AVAILABLE DATA.
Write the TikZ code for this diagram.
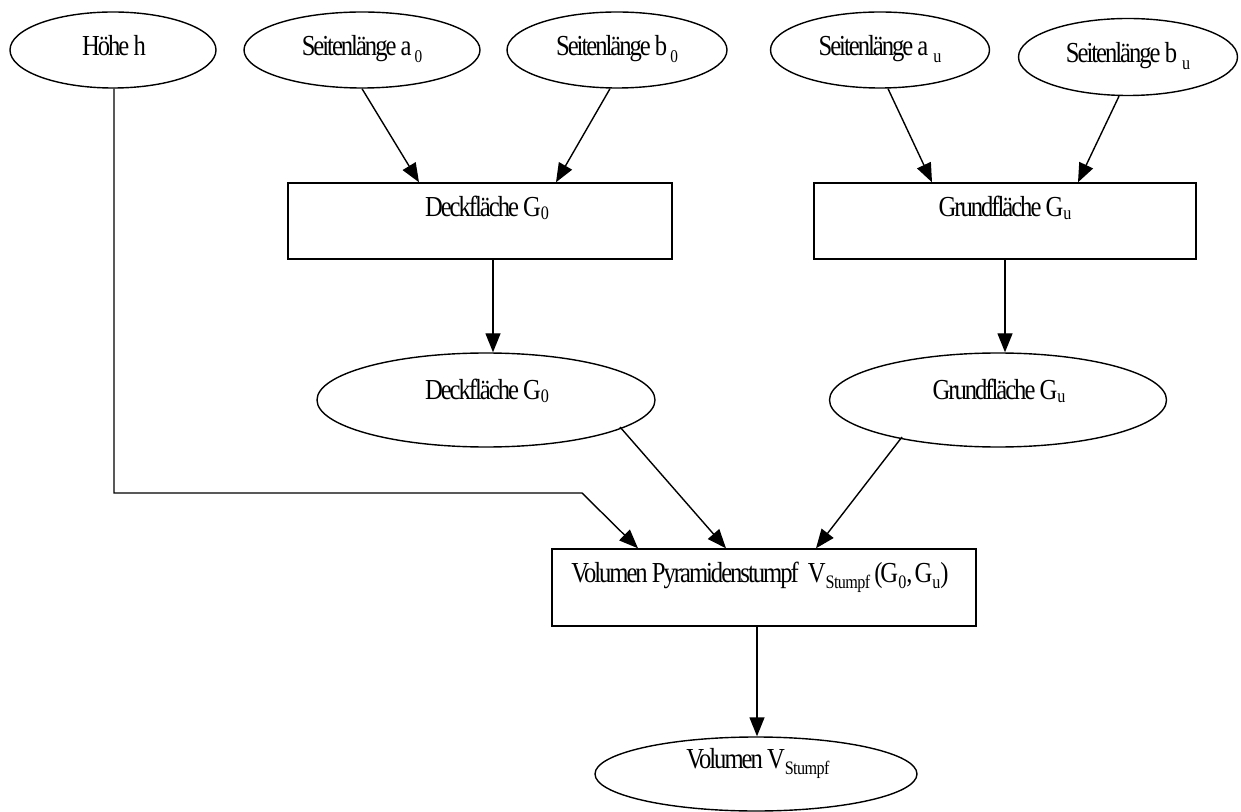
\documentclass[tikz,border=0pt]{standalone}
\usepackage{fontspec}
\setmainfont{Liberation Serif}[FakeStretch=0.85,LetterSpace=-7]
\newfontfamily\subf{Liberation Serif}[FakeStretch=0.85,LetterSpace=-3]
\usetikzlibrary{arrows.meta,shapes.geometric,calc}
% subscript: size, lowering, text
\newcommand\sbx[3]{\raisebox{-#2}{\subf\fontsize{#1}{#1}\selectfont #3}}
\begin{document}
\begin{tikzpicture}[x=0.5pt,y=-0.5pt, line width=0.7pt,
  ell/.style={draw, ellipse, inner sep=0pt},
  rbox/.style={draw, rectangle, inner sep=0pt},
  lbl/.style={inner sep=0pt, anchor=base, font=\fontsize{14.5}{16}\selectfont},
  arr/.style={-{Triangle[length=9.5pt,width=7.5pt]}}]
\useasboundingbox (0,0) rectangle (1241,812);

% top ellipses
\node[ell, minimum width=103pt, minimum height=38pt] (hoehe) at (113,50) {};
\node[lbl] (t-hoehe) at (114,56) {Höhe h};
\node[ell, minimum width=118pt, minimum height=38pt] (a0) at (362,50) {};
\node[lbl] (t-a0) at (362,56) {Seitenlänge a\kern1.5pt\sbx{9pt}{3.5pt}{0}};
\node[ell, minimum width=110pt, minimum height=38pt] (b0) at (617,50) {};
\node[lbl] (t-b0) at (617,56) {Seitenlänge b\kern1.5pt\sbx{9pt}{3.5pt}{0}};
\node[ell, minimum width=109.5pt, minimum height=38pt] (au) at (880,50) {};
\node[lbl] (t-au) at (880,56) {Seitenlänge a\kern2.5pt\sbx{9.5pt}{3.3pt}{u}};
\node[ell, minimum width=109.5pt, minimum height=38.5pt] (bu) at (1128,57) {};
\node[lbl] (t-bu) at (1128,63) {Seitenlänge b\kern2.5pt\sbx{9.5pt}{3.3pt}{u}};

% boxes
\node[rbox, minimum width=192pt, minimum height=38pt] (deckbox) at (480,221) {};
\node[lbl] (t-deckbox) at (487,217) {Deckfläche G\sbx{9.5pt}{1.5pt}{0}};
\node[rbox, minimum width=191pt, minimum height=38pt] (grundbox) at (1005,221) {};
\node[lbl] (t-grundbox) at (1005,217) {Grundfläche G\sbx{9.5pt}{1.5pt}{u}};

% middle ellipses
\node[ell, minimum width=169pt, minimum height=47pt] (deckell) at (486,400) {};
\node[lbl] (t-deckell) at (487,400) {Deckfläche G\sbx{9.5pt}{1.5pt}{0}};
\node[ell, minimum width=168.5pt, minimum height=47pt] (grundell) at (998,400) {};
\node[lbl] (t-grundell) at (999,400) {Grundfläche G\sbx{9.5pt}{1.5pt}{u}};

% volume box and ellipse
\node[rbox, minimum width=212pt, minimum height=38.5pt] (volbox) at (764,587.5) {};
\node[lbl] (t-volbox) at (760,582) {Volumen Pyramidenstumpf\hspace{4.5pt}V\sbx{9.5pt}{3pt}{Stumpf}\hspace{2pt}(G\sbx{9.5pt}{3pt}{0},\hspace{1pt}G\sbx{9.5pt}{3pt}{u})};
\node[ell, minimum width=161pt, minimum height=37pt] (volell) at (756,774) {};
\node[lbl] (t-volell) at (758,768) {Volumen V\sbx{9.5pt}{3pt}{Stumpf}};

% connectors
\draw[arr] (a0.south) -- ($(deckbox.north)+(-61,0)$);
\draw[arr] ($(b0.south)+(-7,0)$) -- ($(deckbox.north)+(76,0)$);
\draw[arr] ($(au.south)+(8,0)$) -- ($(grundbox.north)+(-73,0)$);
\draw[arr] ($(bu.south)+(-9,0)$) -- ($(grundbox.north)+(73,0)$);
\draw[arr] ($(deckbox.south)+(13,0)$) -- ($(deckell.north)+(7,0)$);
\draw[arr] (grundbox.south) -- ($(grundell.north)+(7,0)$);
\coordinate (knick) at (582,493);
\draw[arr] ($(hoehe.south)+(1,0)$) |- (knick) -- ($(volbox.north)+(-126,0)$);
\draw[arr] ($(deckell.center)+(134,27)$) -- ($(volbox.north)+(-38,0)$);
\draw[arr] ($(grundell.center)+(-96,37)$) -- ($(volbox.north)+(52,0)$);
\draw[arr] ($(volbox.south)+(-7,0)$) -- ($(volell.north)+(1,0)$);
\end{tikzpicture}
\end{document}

WHAT YOU HAVE TO DO. Pictures in the data above should not be copied; transcribe everything else exactly.

EXERCISE SOLUTION.
Write the TikZ code for this diagram.
\documentclass[tikz,border=0pt]{standalone}
\usepackage{fontspec}
\setmainfont{Liberation Serif}[FakeStretch=0.85,LetterSpace=-7]
\newfontfamily\subf{Liberation Serif}[FakeStretch=0.85,LetterSpace=-3]
\usetikzlibrary{arrows.meta,shapes.geometric,calc}
% subscript: size, lowering, text
\newcommand\sbx[3]{\raisebox{-#2}{\subf\fontsize{#1}{#1}\selectfont #3}}
\begin{document}
\begin{tikzpicture}[x=0.5pt,y=-0.5pt, line width=0.7pt,
  ell/.style={draw, ellipse, inner sep=0pt},
  rbox/.style={draw, rectangle, inner sep=0pt},
  lbl/.style={inner sep=0pt, anchor=base, font=\fontsize{14.5}{16}\selectfont},
  arr/.style={-{Triangle[length=9.5pt,width=7.5pt]}}]
\useasboundingbox (0,0) rectangle (1241,812);

% top ellipses
\node[ell, minimum width=103pt, minimum height=38pt] (hoehe) at (113,50) {};
\node[lbl] (t-hoehe) at (114,56) {Höhe h};
\node[ell, minimum width=118pt, minimum height=38pt] (a0) at (362,50) {};
\node[lbl] (t-a0) at (362,56) {Seitenlänge a\kern1.5pt\sbx{9pt}{3.5pt}{0}};
\node[ell, minimum width=110pt, minimum height=38pt] (b0) at (617,50) {};
\node[lbl] (t-b0) at (617,56) {Seitenlänge b\kern1.5pt\sbx{9pt}{3.5pt}{0}};
\node[ell, minimum width=109.5pt, minimum height=38pt] (au) at (880,50) {};
\node[lbl] (t-au) at (880,56) {Seitenlänge a\kern2.5pt\sbx{9.5pt}{3.3pt}{u}};
\node[ell, minimum width=109.5pt, minimum height=38.5pt] (bu) at (1128,57) {};
\node[lbl] (t-bu) at (1128,63) {Seitenlänge b\kern2.5pt\sbx{9.5pt}{3.3pt}{u}};

% boxes
\node[rbox, minimum width=192pt, minimum height=38pt] (deckbox) at (480,221) {};
\node[lbl] (t-deckbox) at (487,217) {Deckfläche G\sbx{9.5pt}{1.5pt}{0}};
\node[rbox, minimum width=191pt, minimum height=38pt] (grundbox) at (1005,221) {};
\node[lbl] (t-grundbox) at (1005,217) {Grundfläche G\sbx{9.5pt}{1.5pt}{u}};

% middle ellipses
\node[ell, minimum width=169pt, minimum height=47pt] (deckell) at (486,400) {};
\node[lbl] (t-deckell) at (487,400) {Deckfläche G\sbx{9.5pt}{1.5pt}{0}};
\node[ell, minimum width=168.5pt, minimum height=47pt] (grundell) at (998,400) {};
\node[lbl] (t-grundell) at (999,400) {Grundfläche G\sbx{9.5pt}{1.5pt}{u}};

% volume box and ellipse
\node[rbox, minimum width=212pt, minimum height=38.5pt] (volbox) at (764,587.5) {};
\node[lbl] (t-volbox) at (760,582) {Volumen Pyramidenstumpf\hspace{4.5pt}V\sbx{9.5pt}{3pt}{Stumpf}\hspace{2pt}(G\sbx{9.5pt}{3pt}{0},\hspace{1pt}G\sbx{9.5pt}{3pt}{u})};
\node[ell, minimum width=161pt, minimum height=37pt] (volell) at (756,774) {};
\node[lbl] (t-volell) at (758,768) {Volumen V\sbx{9.5pt}{3pt}{Stumpf}};

% connectors
\draw[arr] (a0.south) -- ($(deckbox.north)+(-61,0)$);
\draw[arr] ($(b0.south)+(-7,0)$) -- ($(deckbox.north)+(76,0)$);
\draw[arr] ($(au.south)+(8,0)$) -- ($(grundbox.north)+(-73,0)$);
\draw[arr] ($(bu.south)+(-9,0)$) -- ($(grundbox.north)+(73,0)$);
\draw[arr] ($(deckbox.south)+(13,0)$) -- ($(deckell.north)+(7,0)$);
\draw[arr] (grundbox.south) -- ($(grundell.north)+(7,0)$);
\coordinate (knick) at (582,493);
\draw[arr] ($(hoehe.south)+(1,0)$) |- (knick) -- ($(volbox.north)+(-126,0)$);
\draw[arr] ($(deckell.center)+(134,27)$) -- ($(volbox.north)+(-38,0)$);
\draw[arr] ($(grundell.center)+(-96,37)$) -- ($(volbox.north)+(52,0)$);
\draw[arr] ($(volbox.south)+(-7,0)$) -- ($(volell.north)+(1,0)$);
\end{tikzpicture}
\end{document}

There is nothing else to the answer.